Just wondered if anyone can recommend the best gloves so as not to let child go cold!! Also does anyone's child have a thermatex waistcoat and recommend them? I like mine but not sure about a child!


----------



## Clodagh (13 September 2018)

carolineb said:



			So am finally taking my 6 yr old hunting this season led off a horse.
Just wondered if anyone can recommend the best gloves so as not to let child go cold!! Also does anyone's child have a thermatex waistcoat and recommend them? I like mine but not sure about a child!
		
Click to expand...

I can't really help, my child now being nearly a grown up now, I am not up to date. But well done you! I loved taking my son out hunting.
My mum took me loads as well, but my pony was far better behaved than her horse so I was more of a calming device.


----------



## Shay (14 September 2018)

The McWet gloves go down quite small - although we used sealskins when DD was very small.  They are really bulky - but it they are on the lead rein anyway feel on the reins is less important.  You can get silk liners for gloves which can help but I couldn't find them small enough for her initially.  It does get more complicated if you have tiny hands and still need feel.  Thermatex did a pair we used extensively one year - but it wasn't waterproof.
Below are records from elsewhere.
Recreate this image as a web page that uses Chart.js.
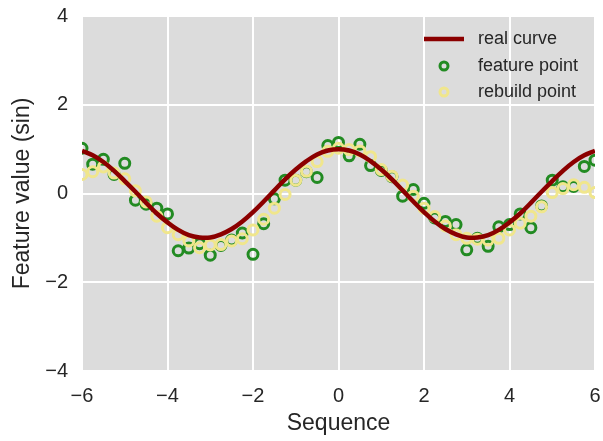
<!DOCTYPE html>
<html>
<head>
<meta charset="utf-8">
<script src="https://cdn.jsdelivr.net/npm/chart.js@4/dist/chart.umd.min.js"></script>
<style>
  html, body { margin:0; padding:0; background:#fff; }
  #wrap { width:603px; height:441px; position:relative; }
</style>
</head>
<body>
<div id="wrap"><canvas id="c"></canvas></div>
<script>
// sequence positions (step 0.25)
const seq = [-6,-5.75,-5.5,-5.25,-5,-4.75,-4.5,-4.25,-4,-3.75,-3.5,-3.25,-3,-2.75,-2.5,-2.25,-2,-1.75,-1.5,-1.25,-1,-0.75,-0.5,-0.25,
  0,0.25,0.5,0.75,1,1.25,1.5,1.75,2,2.25,2.5,2.75,3,3.25,3.5,3.75,4,4.25,4.5,4.75,5,5.25,5.5,5.75,6];

// real curve
const realCurve = [0.96,0.86,0.71,0.51,0.28,0.04,-0.21,-0.45,-0.65,-0.82,-0.94,-0.99,-0.99,-0.92,-0.80,-0.63,-0.42,-0.18,0.07,0.32,0.54,0.73,0.88,0.97,
  1.00,0.97,0.88,0.73,0.54,0.32,0.07,-0.18,-0.42,-0.63,-0.80,-0.92,-0.99,-0.99,-0.94,-0.82,-0.65,-0.45,-0.21,0.04,0.28,0.51,0.71,0.86,0.96];

// noisy feature points (green)
const featurePts = [1.02,0.66,0.77,0.43,0.68,-0.15,-0.24,-0.33,-0.46,-1.29,-1.23,-1.13,-1.39,-1.17,-1.05,-0.89,-1.37,-0.68,-0.12,0.30,0.30,0.49,0.36,1.08,
  1.15,0.85,1.11,0.63,0.52,0.38,-0.06,0.09,-0.22,-0.55,-0.63,-0.70,-1.27,-1.01,-1.19,-0.75,-0.70,-0.46,-0.77,-0.28,0.30,0.15,0.16,0.61,0.75];

// rebuilt points (yellow)
const rebuildPts = [0.43,0.49,0.60,0.46,0.33,0.06,-0.19,-0.51,-0.77,-0.93,-1.07,-1.22,-1.16,-1.15,-1.07,-1.02,-0.82,-0.58,-0.33,-0.02,0.30,0.50,0.72,0.95,
  1.02,0.99,0.96,0.83,0.54,0.39,0.19,-0.06,-0.33,-0.52,-0.73,-0.93,-1.01,-1.03,-1.05,-1.01,-0.82,-0.67,-0.51,-0.30,0.02,0.11,0.20,0.14,0.02];

const xTicks = [-6,-4,-2,0,2,4,6];
const yTicks = [-4,-2,0,2,4];

const FONT = '"Liberation Sans", Arial, sans-serif';
const TXT = '#262626';
const pts = arr => arr.map((v,i) => ({x:seq[i], y:v}));
const minus = v => String(v).replace('-', '\u2212');

const bgPlugin = {
  id:'bg',
  beforeDraw(chart){
    const {ctx, chartArea:a} = chart;
    ctx.save();
    ctx.fillStyle = '#dcdcdc';
    ctx.fillRect(a.left, a.top, a.right-a.left, a.bottom-a.top);
    ctx.restore();
  }
};

// legend drawn inside the plot, top right, no frame
const legendPlugin = {
  id:'inLegend',
  afterDraw(chart){
    const ctx = chart.ctx;
    const ds = chart.data.datasets;
    ctx.save();
    ctx.font = '18px ' + FONT;
    ctx.textBaseline = 'middle';
    const rows = [39, 66, 92];
    ds.forEach((d,i) => {
      const y = rows[i];
      ctx.strokeStyle = d.borderColor;
      ctx.lineWidth = d.borderWidth;
      ctx.beginPath();
      if (d.type === 'line') { ctx.moveTo(424, y); ctx.lineTo(464, y); }
      else { ctx.arc(444, y, 4, 0, Math.PI*2); }
      ctx.stroke();
      ctx.fillStyle = TXT;
      ctx.fillText(d.label, 478, y);
    });
    ctx.restore();
  }
};

new Chart(document.getElementById('c'), {
  data:{
    datasets:[
      {type:'line', label:'real curve', data:pts(realCurve), borderColor:'#8b0000', borderWidth:4.5,
       pointRadius:0, tension:0.4, fill:false, order:0},
      {type:'scatter', label:'feature point', data:pts(featurePts), borderColor:'#228b22', backgroundColor:'rgba(0,0,0,0)',
       borderWidth:3, pointRadius:5, pointHoverRadius:5, order:2},
      {type:'scatter', label:'rebuild point', data:pts(rebuildPts), borderColor:'#f0e68c', backgroundColor:'rgba(0,0,0,0)',
       borderWidth:3, pointRadius:5, pointHoverRadius:5, order:1}
    ]
  },
  options:{
    responsive:true,
    maintainAspectRatio:false,
    animation:false,
    layout:{padding:{top:16, right:6, left:0, bottom:0}},
    plugins:{legend:{display:false}, tooltip:{enabled:false}},
    scales:{
      x:{
        type:'linear', min:-6, max:6,
        afterBuildTicks: s => { s.ticks = xTicks.map(v => ({value:v})); },
        afterFit: s => { s.height = 70; s.paddingLeft = 0; s.paddingRight = 0; },
        ticks:{color:TXT, font:{family:FONT, size:20}, padding:13, callback:minus},
        grid:{color:'#ffffff', lineWidth:2, drawTicks:false},
        border:{display:false},
        title:{display:true, text:'Sequence', color:TXT, font:{family:FONT, size:23}, padding:{top:8}}
      },
      y:{
        type:'linear', min:-4, max:4,
        afterBuildTicks: s => { s.ticks = yTicks.map(v => ({value:v})); },
        afterFit: s => { s.width = 82; s.paddingTop = 0; s.paddingBottom = 0; },
        ticks:{color:TXT, font:{family:FONT, size:20}, padding:14, callback:minus},
        grid:{color:'#ffffff', lineWidth:2, drawTicks:false},
        border:{display:false},
        title:{display:true, text:'Feature value (sin)', color:TXT, font:{family:FONT, size:23}, padding:{top:9, bottom:4}}
      }
    }
  },
  plugins:[bgPlugin, legendPlugin]
});
</script>
</body>
</html>
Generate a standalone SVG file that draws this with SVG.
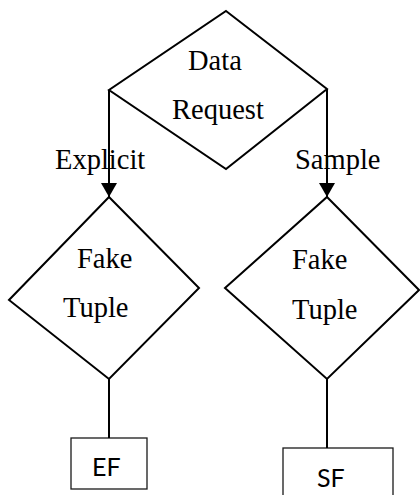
<svg xmlns="http://www.w3.org/2000/svg" width="420" height="495" viewBox="0 0 420 495">
<style>
.dia{fill:none;stroke:#000;stroke-width:2;stroke-linejoin:miter}
.box{fill:#fff;stroke:#1a1a1a;stroke-width:1.3}
.conn{fill:none;stroke:#000;stroke-width:2}
.t{font-family:"Liberation Serif","Times New Roman",serif;font-size:28.5px;fill:#000}
.s{font-family:Lato,"Liberation Sans",sans-serif;font-size:25px;fill:#000}
</style>
<defs>
<marker id="arr" viewBox="0 0 14 16" refX="14" refY="8" markerWidth="14" markerHeight="16" markerUnits="userSpaceOnUse" orient="auto">
<path d="M0,0 L14,8 L0,16 Z" fill="#000"/>
</marker>
</defs>
<rect width="420" height="495" fill="#fff"/>
<g id="data-request">
<polygon class="dia" points="226,11 327,89 226,169 109,90"/>
<text class="t" x="188" y="70">Data</text>
<text class="t" x="172" y="119">Request</text>
</g>
<g id="fake-tuple-left">
<polygon class="dia" points="109,197 199,288 109,379 9,300"/>
<text class="t" x="77" y="268">Fake</text>
<text class="t" x="63" y="317">Tuple</text>
</g>
<g id="fake-tuple-right">
<polygon class="dia" points="327,197 419,290 327,379 225,288"/>
<text class="t" x="292" y="269">Fake</text>
<text class="t" x="292" y="319">Tuple</text>
</g>
<g id="ef">
<rect class="box" x="71" y="438" width="76" height="51"/>
<text class="s" x="92" y="476">EF</text>
</g>
<g id="sf">
<rect class="box" x="283" y="448" width="110" height="60"/>
<text class="s" x="317" y="487">SF</text>
</g>
<g id="labels">
<text class="t" x="55" y="169">Explicit</text>
<text class="t" x="295" y="169">Sample</text>
</g>
<g id="connectors">
<path class="conn" d="M109,90 L109,197" marker-end="url(#arr)"/>
<path class="conn" d="M327,89 L327,197" marker-end="url(#arr)"/>
<path class="conn" d="M109,379 L109,438"/>
<path class="conn" d="M327,379 L327,448"/>
</g>
</svg>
Layers and more layers.  Thermal johds if you can get them small enough - if not those thermal tights you get with their school uniform under.  You can get something called "Footisies" - a self heating gel pad designed to go in the boot.  They are single use and quite thin, stick it to the sock and go.  It lasts about 8 hours.  DD still uses them at 19!  You can get the same thing for gloves but we found them too annoying.  If you get the re-useable gel packs that you boil to re-set you can set them off at intervals and put them in pockets etc.  Or hold them in your hands when the field stops.  I never used a waistcoat on DD - just thermal base layers.  With a BP as well they do have fairly good torso protection.  Its the extremities you need to cover!


----------



## Fiona (26 November 2018)

carolineb said:



			So am finally taking my 6 yr old hunting this season led off a horse.
Just wondered if anyone can recommend the best gloves so as not to let child go cold!! Also does anyone's child have a thermatex waistcoat and recommend them? I like mine but not sure about a child!
		
Click to expand...

Toggi make kids winter ones, my 7yo has some and they seem good.

Not sure about thermatex but as you say, I love mine, so why wouldn't a child be the same.....

Also thermal base layer etc...

FIona


----------